__EXERCISE BRIEF__
Go through the entries below and pick out every line with "chart".

__SOURCE RECORDS__
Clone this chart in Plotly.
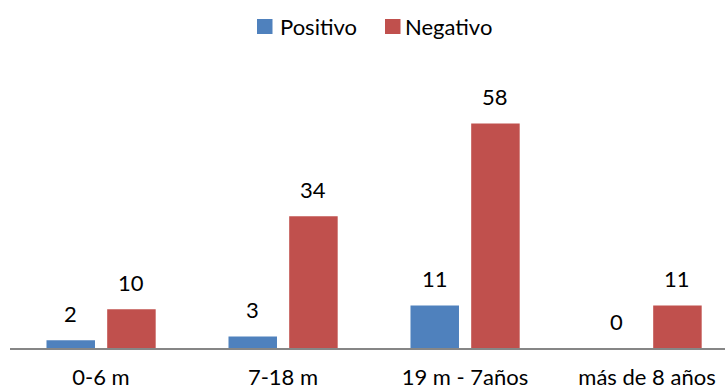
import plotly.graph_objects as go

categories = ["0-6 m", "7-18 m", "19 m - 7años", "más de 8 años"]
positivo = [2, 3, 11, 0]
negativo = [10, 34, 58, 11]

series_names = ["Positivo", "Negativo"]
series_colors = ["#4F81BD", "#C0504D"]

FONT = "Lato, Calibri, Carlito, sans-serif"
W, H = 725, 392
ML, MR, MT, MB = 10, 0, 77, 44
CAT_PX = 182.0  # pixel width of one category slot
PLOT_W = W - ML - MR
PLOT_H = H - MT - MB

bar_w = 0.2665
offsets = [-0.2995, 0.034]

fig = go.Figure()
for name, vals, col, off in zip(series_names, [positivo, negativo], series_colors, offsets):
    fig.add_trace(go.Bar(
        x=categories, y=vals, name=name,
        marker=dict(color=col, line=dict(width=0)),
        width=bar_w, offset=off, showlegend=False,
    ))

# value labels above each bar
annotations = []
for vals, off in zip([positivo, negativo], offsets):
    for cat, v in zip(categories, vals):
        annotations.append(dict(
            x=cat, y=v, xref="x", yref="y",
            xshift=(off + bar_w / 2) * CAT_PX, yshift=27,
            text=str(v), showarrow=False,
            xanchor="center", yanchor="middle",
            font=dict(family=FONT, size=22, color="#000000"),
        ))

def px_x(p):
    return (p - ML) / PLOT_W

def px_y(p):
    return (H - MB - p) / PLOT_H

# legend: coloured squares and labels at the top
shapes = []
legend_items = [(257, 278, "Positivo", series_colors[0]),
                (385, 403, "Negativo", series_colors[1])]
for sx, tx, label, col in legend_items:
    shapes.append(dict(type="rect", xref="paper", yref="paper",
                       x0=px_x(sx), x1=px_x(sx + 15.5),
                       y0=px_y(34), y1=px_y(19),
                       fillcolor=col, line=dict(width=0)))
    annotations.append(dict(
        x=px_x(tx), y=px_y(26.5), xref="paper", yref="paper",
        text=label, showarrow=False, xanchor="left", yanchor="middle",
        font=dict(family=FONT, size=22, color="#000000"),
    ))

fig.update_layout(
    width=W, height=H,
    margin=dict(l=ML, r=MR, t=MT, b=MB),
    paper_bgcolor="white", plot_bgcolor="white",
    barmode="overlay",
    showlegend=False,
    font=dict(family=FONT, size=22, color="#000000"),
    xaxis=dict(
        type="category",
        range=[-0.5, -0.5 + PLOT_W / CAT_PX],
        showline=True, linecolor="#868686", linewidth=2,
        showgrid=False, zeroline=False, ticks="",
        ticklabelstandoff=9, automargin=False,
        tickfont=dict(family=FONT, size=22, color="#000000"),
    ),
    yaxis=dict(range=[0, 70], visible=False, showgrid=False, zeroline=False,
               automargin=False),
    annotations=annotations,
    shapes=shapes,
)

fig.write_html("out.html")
* * *
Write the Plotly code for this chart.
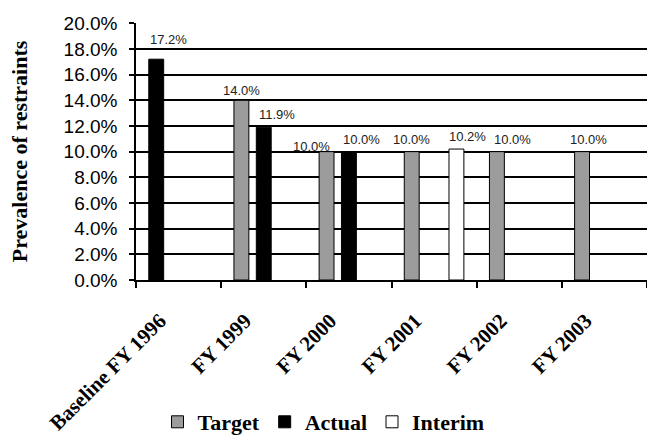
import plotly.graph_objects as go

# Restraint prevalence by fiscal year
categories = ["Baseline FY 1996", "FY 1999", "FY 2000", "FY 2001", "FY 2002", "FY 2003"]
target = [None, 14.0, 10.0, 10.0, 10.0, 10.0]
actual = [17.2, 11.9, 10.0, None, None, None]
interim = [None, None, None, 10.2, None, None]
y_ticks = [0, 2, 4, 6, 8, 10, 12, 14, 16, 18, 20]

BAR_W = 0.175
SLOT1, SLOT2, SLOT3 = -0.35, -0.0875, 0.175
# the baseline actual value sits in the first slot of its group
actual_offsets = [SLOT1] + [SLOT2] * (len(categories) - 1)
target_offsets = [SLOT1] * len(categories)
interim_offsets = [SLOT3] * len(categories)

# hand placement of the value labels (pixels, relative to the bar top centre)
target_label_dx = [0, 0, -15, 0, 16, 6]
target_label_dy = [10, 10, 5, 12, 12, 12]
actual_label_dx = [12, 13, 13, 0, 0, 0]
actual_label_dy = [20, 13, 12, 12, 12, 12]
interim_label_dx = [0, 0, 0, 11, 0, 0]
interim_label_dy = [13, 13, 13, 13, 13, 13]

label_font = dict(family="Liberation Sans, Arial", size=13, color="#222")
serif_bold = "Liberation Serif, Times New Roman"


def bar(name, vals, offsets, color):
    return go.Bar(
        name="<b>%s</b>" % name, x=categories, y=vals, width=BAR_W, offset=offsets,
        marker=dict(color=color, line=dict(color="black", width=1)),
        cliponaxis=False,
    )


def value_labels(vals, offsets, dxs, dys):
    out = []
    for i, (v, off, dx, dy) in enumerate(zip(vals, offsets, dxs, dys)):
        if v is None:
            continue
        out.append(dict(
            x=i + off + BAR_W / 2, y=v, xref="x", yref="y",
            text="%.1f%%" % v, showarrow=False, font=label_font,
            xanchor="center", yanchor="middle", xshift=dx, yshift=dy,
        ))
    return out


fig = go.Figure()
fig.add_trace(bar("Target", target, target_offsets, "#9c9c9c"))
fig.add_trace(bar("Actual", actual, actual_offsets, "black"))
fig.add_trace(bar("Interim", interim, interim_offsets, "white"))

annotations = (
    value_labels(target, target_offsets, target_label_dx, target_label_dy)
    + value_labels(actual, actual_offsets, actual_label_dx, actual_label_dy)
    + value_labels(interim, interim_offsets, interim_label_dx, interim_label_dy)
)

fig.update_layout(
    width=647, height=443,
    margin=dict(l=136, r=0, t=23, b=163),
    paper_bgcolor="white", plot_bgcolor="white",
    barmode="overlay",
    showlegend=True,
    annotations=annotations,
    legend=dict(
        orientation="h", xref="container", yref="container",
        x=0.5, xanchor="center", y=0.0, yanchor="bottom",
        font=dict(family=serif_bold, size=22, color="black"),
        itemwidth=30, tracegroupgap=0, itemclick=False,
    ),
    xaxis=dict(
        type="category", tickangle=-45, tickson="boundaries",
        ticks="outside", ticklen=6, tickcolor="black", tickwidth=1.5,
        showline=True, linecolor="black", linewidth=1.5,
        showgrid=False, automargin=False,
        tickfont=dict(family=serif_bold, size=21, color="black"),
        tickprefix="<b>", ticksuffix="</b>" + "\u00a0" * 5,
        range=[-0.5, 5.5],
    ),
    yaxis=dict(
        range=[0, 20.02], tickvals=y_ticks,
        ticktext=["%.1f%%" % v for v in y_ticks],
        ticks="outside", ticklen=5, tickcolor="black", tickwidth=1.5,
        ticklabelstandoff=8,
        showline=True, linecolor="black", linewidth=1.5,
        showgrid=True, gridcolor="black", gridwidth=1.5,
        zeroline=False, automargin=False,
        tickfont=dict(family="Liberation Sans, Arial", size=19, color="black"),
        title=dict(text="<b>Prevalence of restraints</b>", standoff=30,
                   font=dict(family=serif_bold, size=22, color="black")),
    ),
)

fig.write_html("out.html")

__REPLY TO THE TASK__
Clone this chart in Plotly.
Write the Plotly code for this chart.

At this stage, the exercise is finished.